Five blooms for Minden Hills two years in a row
By Chad Ingram
Published Sept. 21, 2017
The following are brief reports of items discussed during a Sept. 14 Minden Hills committee-of-the-whole meeting.
For the second year in a row, Minden Hills township has been awarded five blooms – the highest ranking possible – by Ontario Communities in Bloom.
Communities in Bloom is a not-for-profit organization promoting beautification, environmental sustainability and civic pride.
‘The Communities in Bloom program is not just about plants and flowers,” community services director Mark Coleman told councillors.
Judges visited Minden Hills during the summer and results were released during an awards ceremony in Lambton Shores on Sept. 9. The township also received a special mention for community involvement.
LKO wary of short-term rentals
The Lake Kashagawigamog Organization sent a letter to Minden Hills, expressing its displeasure with the proliferation of short-term cottage rentals on the popular lake.

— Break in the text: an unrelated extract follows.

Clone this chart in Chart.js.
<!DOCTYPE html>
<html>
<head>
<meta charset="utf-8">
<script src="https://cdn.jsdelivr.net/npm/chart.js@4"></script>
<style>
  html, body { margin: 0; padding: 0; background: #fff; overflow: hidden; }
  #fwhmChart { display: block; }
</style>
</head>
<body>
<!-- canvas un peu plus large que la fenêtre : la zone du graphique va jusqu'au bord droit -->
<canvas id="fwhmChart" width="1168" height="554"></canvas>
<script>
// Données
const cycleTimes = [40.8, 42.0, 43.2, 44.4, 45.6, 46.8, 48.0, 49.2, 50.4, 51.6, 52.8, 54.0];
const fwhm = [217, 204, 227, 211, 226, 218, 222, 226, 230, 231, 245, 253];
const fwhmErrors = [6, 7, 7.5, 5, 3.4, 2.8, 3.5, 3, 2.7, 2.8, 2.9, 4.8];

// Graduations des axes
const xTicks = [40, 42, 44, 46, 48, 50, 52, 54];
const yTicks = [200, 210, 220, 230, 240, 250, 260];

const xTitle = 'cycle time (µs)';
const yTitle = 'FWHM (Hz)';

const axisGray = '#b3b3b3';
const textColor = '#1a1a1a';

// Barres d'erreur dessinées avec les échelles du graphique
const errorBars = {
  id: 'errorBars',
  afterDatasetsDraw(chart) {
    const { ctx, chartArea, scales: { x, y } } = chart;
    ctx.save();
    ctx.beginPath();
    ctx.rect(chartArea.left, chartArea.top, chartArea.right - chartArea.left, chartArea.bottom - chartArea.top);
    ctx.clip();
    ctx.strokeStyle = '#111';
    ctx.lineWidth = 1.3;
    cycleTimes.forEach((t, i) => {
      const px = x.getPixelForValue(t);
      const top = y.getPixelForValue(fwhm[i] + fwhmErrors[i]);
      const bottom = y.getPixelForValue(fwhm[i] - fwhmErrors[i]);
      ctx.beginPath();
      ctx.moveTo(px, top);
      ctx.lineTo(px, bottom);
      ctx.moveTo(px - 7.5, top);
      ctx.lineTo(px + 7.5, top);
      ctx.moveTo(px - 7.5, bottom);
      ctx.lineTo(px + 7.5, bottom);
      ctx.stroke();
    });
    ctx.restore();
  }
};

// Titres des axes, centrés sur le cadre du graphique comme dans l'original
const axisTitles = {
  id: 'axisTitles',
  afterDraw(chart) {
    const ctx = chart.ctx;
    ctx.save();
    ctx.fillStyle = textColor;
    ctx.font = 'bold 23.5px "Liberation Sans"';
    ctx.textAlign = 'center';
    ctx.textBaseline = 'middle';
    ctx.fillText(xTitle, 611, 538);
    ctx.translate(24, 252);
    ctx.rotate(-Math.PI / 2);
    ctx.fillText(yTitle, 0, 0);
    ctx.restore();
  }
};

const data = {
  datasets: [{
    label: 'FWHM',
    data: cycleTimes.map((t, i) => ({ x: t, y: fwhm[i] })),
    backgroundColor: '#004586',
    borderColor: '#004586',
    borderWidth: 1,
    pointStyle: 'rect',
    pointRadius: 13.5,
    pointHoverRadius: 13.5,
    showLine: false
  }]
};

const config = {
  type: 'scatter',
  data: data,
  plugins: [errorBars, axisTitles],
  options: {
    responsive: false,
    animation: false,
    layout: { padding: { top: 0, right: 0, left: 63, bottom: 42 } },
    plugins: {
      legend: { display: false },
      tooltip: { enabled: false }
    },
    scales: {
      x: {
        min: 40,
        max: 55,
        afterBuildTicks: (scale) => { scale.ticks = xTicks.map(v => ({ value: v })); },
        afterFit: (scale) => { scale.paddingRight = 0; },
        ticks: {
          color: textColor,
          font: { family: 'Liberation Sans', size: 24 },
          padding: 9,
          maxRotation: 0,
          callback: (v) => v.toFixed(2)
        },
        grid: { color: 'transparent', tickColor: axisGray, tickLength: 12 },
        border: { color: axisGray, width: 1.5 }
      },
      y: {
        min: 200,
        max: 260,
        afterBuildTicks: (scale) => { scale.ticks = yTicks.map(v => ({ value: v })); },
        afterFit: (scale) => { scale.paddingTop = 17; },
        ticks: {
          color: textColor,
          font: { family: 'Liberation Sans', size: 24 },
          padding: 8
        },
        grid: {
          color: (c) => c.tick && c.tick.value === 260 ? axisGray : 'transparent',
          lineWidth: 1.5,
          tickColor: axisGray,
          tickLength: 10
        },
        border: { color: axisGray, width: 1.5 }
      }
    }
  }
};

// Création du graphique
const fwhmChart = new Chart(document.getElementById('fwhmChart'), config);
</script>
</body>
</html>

“Our concern with this is two-fold,” reads correspondence from organization president Gary Wiles. “Firstly, the potential for over-capacity use of the septic systems that were installed for private family dwellings not rental units and secondly, improper shoreline alterations to make the units more renter friendly. Many of these cottages, most of which are two- to four-bedroom units, are being advertised on cottage rental sites as having capacities of 12 to 18 people. It appears this practice started many years ago with renting out their cottage for a couple of weeks to help with expenses but has now morphed into many cottages on the lake existing solely for the rental income potential. We believe that most people are unaware of the bylaws and of the risk to the lakefront environment and that a public education program should be considered by both municipal councils [Minden Hills and Dysart et al] on our lake. If this is allowed to continue unchecked, with immensely popular sites like Airbnb in the game, the potential detrimental effects on lake health will be difficult if not impossible to reverse.”
Some municipalities in Ontario are creating politics for the licensing and monitoring of short-term rentals.